◆ **AIM OF THE EXERCISE**
Every line below is to be copied exactly, with the pictures left out.
— START DATA EXCERPT —
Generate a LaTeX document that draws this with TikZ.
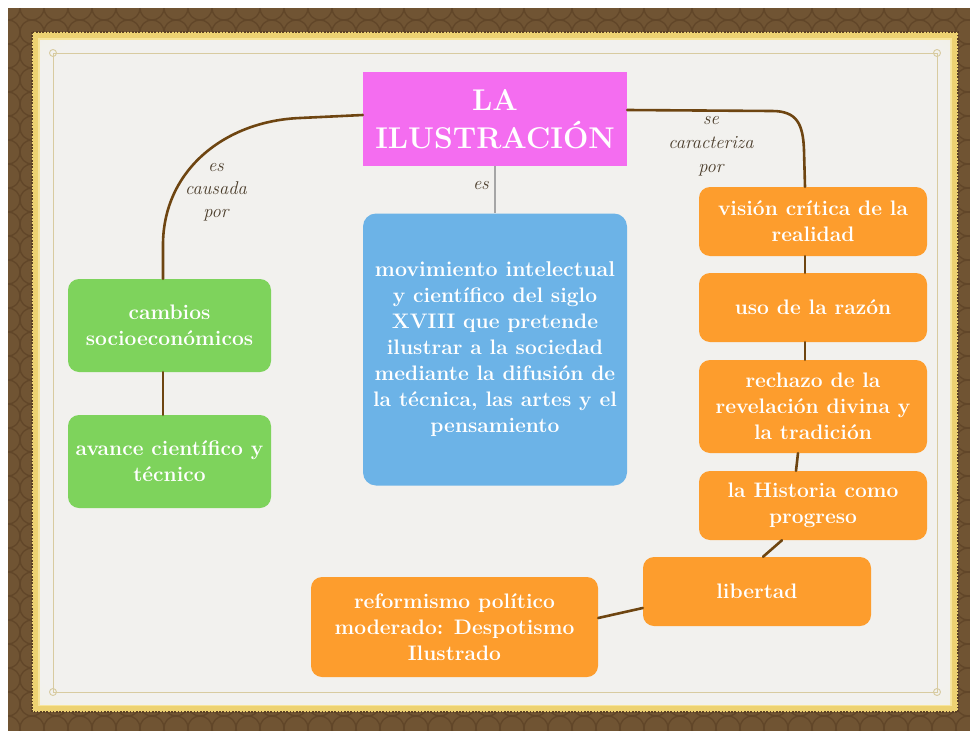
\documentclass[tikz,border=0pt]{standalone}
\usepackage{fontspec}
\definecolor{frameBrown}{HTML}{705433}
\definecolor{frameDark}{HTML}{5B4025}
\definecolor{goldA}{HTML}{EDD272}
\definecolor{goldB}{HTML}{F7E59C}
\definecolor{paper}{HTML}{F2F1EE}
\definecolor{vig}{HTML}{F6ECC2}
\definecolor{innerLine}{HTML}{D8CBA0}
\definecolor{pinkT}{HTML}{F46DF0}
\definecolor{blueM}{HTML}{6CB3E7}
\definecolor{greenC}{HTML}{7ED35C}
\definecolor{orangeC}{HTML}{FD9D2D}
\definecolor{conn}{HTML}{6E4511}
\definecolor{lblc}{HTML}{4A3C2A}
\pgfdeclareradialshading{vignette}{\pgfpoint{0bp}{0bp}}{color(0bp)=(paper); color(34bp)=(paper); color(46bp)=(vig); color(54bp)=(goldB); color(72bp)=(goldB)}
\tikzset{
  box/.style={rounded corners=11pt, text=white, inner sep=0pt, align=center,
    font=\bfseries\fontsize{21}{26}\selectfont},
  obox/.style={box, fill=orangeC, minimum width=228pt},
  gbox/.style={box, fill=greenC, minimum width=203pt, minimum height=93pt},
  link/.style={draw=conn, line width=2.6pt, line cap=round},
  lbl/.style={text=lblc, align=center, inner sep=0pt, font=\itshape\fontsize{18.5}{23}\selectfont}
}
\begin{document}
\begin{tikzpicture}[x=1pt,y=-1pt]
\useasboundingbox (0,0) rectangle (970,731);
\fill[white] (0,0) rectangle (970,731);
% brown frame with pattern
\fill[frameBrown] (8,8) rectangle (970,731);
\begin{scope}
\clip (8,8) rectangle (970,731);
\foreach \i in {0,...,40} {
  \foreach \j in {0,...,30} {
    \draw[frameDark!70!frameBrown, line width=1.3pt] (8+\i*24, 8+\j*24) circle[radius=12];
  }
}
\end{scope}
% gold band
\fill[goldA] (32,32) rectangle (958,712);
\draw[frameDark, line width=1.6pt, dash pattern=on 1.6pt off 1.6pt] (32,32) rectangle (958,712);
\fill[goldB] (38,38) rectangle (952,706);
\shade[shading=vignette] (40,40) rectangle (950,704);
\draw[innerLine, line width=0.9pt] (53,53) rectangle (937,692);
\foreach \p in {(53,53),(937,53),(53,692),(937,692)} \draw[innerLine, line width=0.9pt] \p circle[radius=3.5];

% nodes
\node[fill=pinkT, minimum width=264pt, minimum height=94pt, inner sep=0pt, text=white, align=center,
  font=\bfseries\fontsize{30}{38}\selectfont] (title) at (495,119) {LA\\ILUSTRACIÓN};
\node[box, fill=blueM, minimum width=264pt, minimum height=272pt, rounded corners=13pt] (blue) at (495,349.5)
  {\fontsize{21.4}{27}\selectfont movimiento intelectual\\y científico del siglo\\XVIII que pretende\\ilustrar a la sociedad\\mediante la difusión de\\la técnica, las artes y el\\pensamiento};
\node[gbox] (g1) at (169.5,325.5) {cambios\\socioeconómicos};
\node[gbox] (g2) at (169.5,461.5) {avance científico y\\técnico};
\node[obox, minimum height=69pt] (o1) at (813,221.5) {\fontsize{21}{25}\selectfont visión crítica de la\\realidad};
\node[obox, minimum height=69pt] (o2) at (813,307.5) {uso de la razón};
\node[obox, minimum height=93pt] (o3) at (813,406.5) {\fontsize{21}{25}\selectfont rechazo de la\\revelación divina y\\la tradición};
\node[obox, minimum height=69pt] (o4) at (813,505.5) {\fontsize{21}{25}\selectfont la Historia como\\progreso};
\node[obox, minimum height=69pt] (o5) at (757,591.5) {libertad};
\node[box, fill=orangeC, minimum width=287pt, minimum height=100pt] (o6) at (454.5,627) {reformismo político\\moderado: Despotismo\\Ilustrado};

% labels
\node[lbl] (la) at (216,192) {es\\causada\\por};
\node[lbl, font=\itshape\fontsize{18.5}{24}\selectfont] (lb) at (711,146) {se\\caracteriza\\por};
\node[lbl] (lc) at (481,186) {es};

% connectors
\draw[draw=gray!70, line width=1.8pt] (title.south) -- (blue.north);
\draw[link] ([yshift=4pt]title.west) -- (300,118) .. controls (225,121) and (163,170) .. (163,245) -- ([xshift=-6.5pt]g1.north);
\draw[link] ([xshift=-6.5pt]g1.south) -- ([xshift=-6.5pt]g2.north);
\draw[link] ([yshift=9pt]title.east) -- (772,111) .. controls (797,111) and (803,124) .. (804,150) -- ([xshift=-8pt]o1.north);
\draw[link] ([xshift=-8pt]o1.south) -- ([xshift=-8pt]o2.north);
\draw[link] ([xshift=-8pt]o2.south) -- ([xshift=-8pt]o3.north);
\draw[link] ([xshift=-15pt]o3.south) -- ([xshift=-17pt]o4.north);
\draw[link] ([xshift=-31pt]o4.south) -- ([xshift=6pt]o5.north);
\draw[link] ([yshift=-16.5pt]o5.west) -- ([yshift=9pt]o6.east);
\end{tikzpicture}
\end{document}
— END DATA EXCERPT —
◆ **RESULT OF THIS TASK**
Generate a LaTeX document that draws this with TikZ.
\documentclass[tikz,border=0pt]{standalone}
\usepackage{fontspec}
\definecolor{frameBrown}{HTML}{705433}
\definecolor{frameDark}{HTML}{5B4025}
\definecolor{goldA}{HTML}{EDD272}
\definecolor{goldB}{HTML}{F7E59C}
\definecolor{paper}{HTML}{F2F1EE}
\definecolor{vig}{HTML}{F6ECC2}
\definecolor{innerLine}{HTML}{D8CBA0}
\definecolor{pinkT}{HTML}{F46DF0}
\definecolor{blueM}{HTML}{6CB3E7}
\definecolor{greenC}{HTML}{7ED35C}
\definecolor{orangeC}{HTML}{FD9D2D}
\definecolor{conn}{HTML}{6E4511}
\definecolor{lblc}{HTML}{4A3C2A}
\pgfdeclareradialshading{vignette}{\pgfpoint{0bp}{0bp}}{color(0bp)=(paper); color(34bp)=(paper); color(46bp)=(vig); color(54bp)=(goldB); color(72bp)=(goldB)}
\tikzset{
  box/.style={rounded corners=11pt, text=white, inner sep=0pt, align=center,
    font=\bfseries\fontsize{21}{26}\selectfont},
  obox/.style={box, fill=orangeC, minimum width=228pt},
  gbox/.style={box, fill=greenC, minimum width=203pt, minimum height=93pt},
  link/.style={draw=conn, line width=2.6pt, line cap=round},
  lbl/.style={text=lblc, align=center, inner sep=0pt, font=\itshape\fontsize{18.5}{23}\selectfont}
}
\begin{document}
\begin{tikzpicture}[x=1pt,y=-1pt]
\useasboundingbox (0,0) rectangle (970,731);
\fill[white] (0,0) rectangle (970,731);
% brown frame with pattern
\fill[frameBrown] (8,8) rectangle (970,731);
\begin{scope}
\clip (8,8) rectangle (970,731);
\foreach \i in {0,...,40} {
  \foreach \j in {0,...,30} {
    \draw[frameDark!70!frameBrown, line width=1.3pt] (8+\i*24, 8+\j*24) circle[radius=12];
  }
}
\end{scope}
% gold band
\fill[goldA] (32,32) rectangle (958,712);
\draw[frameDark, line width=1.6pt, dash pattern=on 1.6pt off 1.6pt] (32,32) rectangle (958,712);
\fill[goldB] (38,38) rectangle (952,706);
\shade[shading=vignette] (40,40) rectangle (950,704);
\draw[innerLine, line width=0.9pt] (53,53) rectangle (937,692);
\foreach \p in {(53,53),(937,53),(53,692),(937,692)} \draw[innerLine, line width=0.9pt] \p circle[radius=3.5];

% nodes
\node[fill=pinkT, minimum width=264pt, minimum height=94pt, inner sep=0pt, text=white, align=center,
  font=\bfseries\fontsize{30}{38}\selectfont] (title) at (495,119) {LA\\ILUSTRACIÓN};
\node[box, fill=blueM, minimum width=264pt, minimum height=272pt, rounded corners=13pt] (blue) at (495,349.5)
  {\fontsize{21.4}{27}\selectfont movimiento intelectual\\y científico del siglo\\XVIII que pretende\\ilustrar a la sociedad\\mediante la difusión de\\la técnica, las artes y el\\pensamiento};
\node[gbox] (g1) at (169.5,325.5) {cambios\\socioeconómicos};
\node[gbox] (g2) at (169.5,461.5) {avance científico y\\técnico};
\node[obox, minimum height=69pt] (o1) at (813,221.5) {\fontsize{21}{25}\selectfont visión crítica de la\\realidad};
\node[obox, minimum height=69pt] (o2) at (813,307.5) {uso de la razón};
\node[obox, minimum height=93pt] (o3) at (813,406.5) {\fontsize{21}{25}\selectfont rechazo de la\\revelación divina y\\la tradición};
\node[obox, minimum height=69pt] (o4) at (813,505.5) {\fontsize{21}{25}\selectfont la Historia como\\progreso};
\node[obox, minimum height=69pt] (o5) at (757,591.5) {libertad};
\node[box, fill=orangeC, minimum width=287pt, minimum height=100pt] (o6) at (454.5,627) {reformismo político\\moderado: Despotismo\\Ilustrado};

% labels
\node[lbl] (la) at (216,192) {es\\causada\\por};
\node[lbl, font=\itshape\fontsize{18.5}{24}\selectfont] (lb) at (711,146) {se\\caracteriza\\por};
\node[lbl] (lc) at (481,186) {es};

% connectors
\draw[draw=gray!70, line width=1.8pt] (title.south) -- (blue.north);
\draw[link] ([yshift=4pt]title.west) -- (300,118) .. controls (225,121) and (163,170) .. (163,245) -- ([xshift=-6.5pt]g1.north);
\draw[link] ([xshift=-6.5pt]g1.south) -- ([xshift=-6.5pt]g2.north);
\draw[link] ([yshift=9pt]title.east) -- (772,111) .. controls (797,111) and (803,124) .. (804,150) -- ([xshift=-8pt]o1.north);
\draw[link] ([xshift=-8pt]o1.south) -- ([xshift=-8pt]o2.north);
\draw[link] ([xshift=-8pt]o2.south) -- ([xshift=-8pt]o3.north);
\draw[link] ([xshift=-15pt]o3.south) -- ([xshift=-17pt]o4.north);
\draw[link] ([xshift=-31pt]o4.south) -- ([xshift=6pt]o5.north);
\draw[link] ([yshift=-16.5pt]o5.west) -- ([yshift=9pt]o6.east);
\end{tikzpicture}
\end{document}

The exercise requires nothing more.